Though the Italians will be stung by having ceded the leadership of the group, this England is clearly capable of securing the draw needed. Given, too, the efficiency of Hoddle's counter- attacking approach away from home against a team who must chase the win urged on by a demanding support, victory is also possible.

"The most important thing is there will have to be some really good defending in Rome," says Alex Ferguson. "Then they are in with a great chance. It is going to be a tough, tough night, whether it's physically, tactically or ability wise, but then that's what it's all about, isn't it?" Indeed, mouth-wateringly, it is.

Ferguson spoke movingly at the coaches' conference of his life's work in developing young players, revealing what his team showed us last week; that there is a depth beneath the club's gloss and glamour. This week the aim for an England beginning to prosper because of a new system geared towards the development of young players rather than despite an outdated one - which was Hoddle's point about the nation's relative success - must also be for substance beyond style.
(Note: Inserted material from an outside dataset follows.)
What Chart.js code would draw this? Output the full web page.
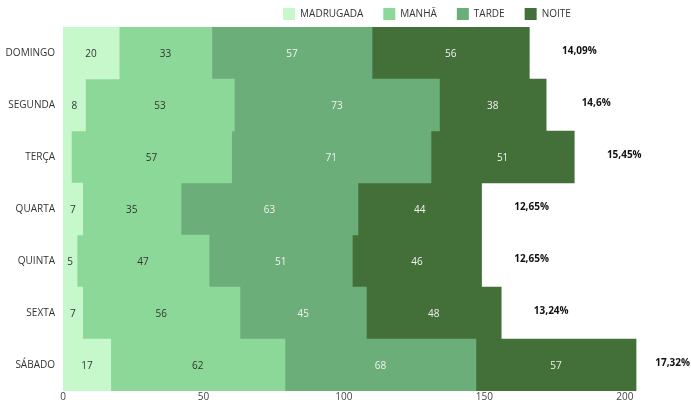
<!DOCTYPE html>
<html>
<head>
<meta charset="utf-8">
<script src="https://cdn.jsdelivr.net/npm/chart.js@4/dist/chart.umd.min.js"></script>
<style>
  html, body { margin: 0; padding: 0; background: #ffffff; }
  #wrap { width: 691px; height: 405px; }
</style>
</head>
<body>
<div id="wrap"><canvas id="c" width="691" height="405"></canvas></div>
<script>
const categories = ['DOMINGO', 'SEGUNDA', 'TERÇA', 'QUARTA', 'QUINTA', 'SEXTA', 'SÁBADO'];
const seriesNames = ['MADRUGADA', 'MANHÃ', 'TARDE', 'NOITE'];
const madrugada = [20, 8, 3, 7, 5, 7, 17];
const manha = [33, 53, 57, 35, 47, 56, 62];
const tarde = [57, 73, 71, 63, 51, 45, 68];
const noite = [56, 38, 51, 44, 46, 48, 57];
const xTickValues = [0, 50, 100, 150, 200];
const xMax = 220;

const seriesColors = ['#c6f8cc', '#8bd898', '#6cae7a', '#436f39'];
const labelColors = ['#333333', '#333333', '#f2f2f2', '#f2f2f2'];
const FONT = "'Open Sans', 'Noto Sans', sans-serif";

const seriesValues = [madrugada, manha, tarde, noite];
const totals = categories.map((_, i) => seriesValues.reduce((s, arr) => s + arr[i], 0));
const grandTotal = totals.reduce((a, b) => a + b, 0);
const pctLabels = totals.map(t => Number((t / grandTotal * 100).toFixed(2)).toString().replace('.', ',') + '%');

const segmentLabels = {
  id: 'segmentLabels',
  afterDatasetsDraw(chart) {
    const ctx = chart.ctx;
    ctx.save();
    ctx.font = '10px ' + FONT;
    ctx.textAlign = 'center';
    ctx.textBaseline = 'middle';
    chart.data.datasets.forEach((ds, di) => {
      const meta = chart.getDatasetMeta(di);
      meta.data.forEach((bar, i) => {
        const v = ds.data[i];
        if (v < 4) return;
        ctx.fillStyle = labelColors[di];
        ctx.fillText(String(v), (bar.x + bar.base) / 2, bar.y + 1);
      });
    });
    // percentage of total, to the right of each stacked bar
    const lastMeta = chart.getDatasetMeta(chart.data.datasets.length - 1);
    ctx.font = 'bold 10px ' + FONT;
    ctx.fillStyle = '#111111';
    lastMeta.data.forEach((bar, i) => {
      const txt = pctLabels[i];
      const w = ctx.measureText(txt).width;
      let cx = bar.x + 50;
      if (cx + w / 2 > chart.width - 1) cx = chart.width - 1 - w / 2;
      ctx.fillText(txt, cx, bar.y - 2);
    });
    ctx.restore();
  }
};

const legendTweak = {
  id: 'legendTweak',
  beforeLayout(chart) {
    const lg = chart.legend;
    if (lg && !lg._tweaked) {
      const orig = lg.fit.bind(lg);
      lg.fit = function () { orig(); this.height = 27; };
      lg._tweaked = true;
    }
  },
  afterLayout(chart) {
    const lg = chart.legend;
    if (!lg) return;
    lg.right = chart.scales.x.getPixelForValue(200) - 34;
    lg.top = -12;
  }
};

new Chart(document.getElementById('c'), {
  type: 'bar',
  data: {
    labels: categories,
    datasets: seriesNames.map((name, k) => ({
      label: name,
      data: seriesValues[k],
      backgroundColor: seriesColors[k],
      borderWidth: 0,
      barPercentage: 1,
      categoryPercentage: 1
    }))
  },
  options: {
    indexAxis: 'y',
    responsive: false,
    animation: false,
    devicePixelRatio: 1,
    layout: { padding: { left: 0, right: 10, top: 0, bottom: 0 } },
    scales: {
      x: {
        stacked: true,
        min: 0,
        max: xMax,
        afterBuildTicks(scale) { scale.ticks = xTickValues.map(v => ({ value: v })); },
        grid: { display: false, drawTicks: false },
        border: { display: false },
        ticks: { color: '#444444', font: { family: FONT, size: 10 }, padding: 0 }
      },
      y: {
        stacked: true,
        grid: { display: false, drawTicks: false },
        border: { display: false },
        ticks: { color: '#333333', font: { family: FONT, size: 10 }, padding: 8 },
        afterFit(scale) { scale.width = 63; }
      }
    },
    plugins: {
      legend: {
        position: 'top',
        align: 'end',
        labels: {
          boxWidth: 12,
          boxHeight: 12,
          padding: 20,
          color: '#333333',
          font: { family: FONT, size: 10 }
        }
      },
      tooltip: { enabled: false }
    }
  },
  plugins: [segmentLabels, legendTweak]
});
</script>
</body>
</html>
Italy squad: Goalkeepers: Peruzzi (Juventus), Pagliuca (Inter). Defenders: Ferrara (Juventus), Costacurta (Milan), Nesta (Lazio), Cannavaro (Parma), Maldini (Milan), Benarrivo (Parma), Panucci (Real Madrid). Midfielders: Di Livio (Juventus), Lombardo (Crystal Palace), Albertini (Milan), Di Biagio (Roma), Di Francesco (Roma), D Baggio (Parma), Fuser (Lazio). Forwards: Casiraghi (Lazio), Vieri (Atletico Madrid), Inzaghi (Juventus), Zola (Chelsea), Chiesa (Parma), Del Piero (Juventus).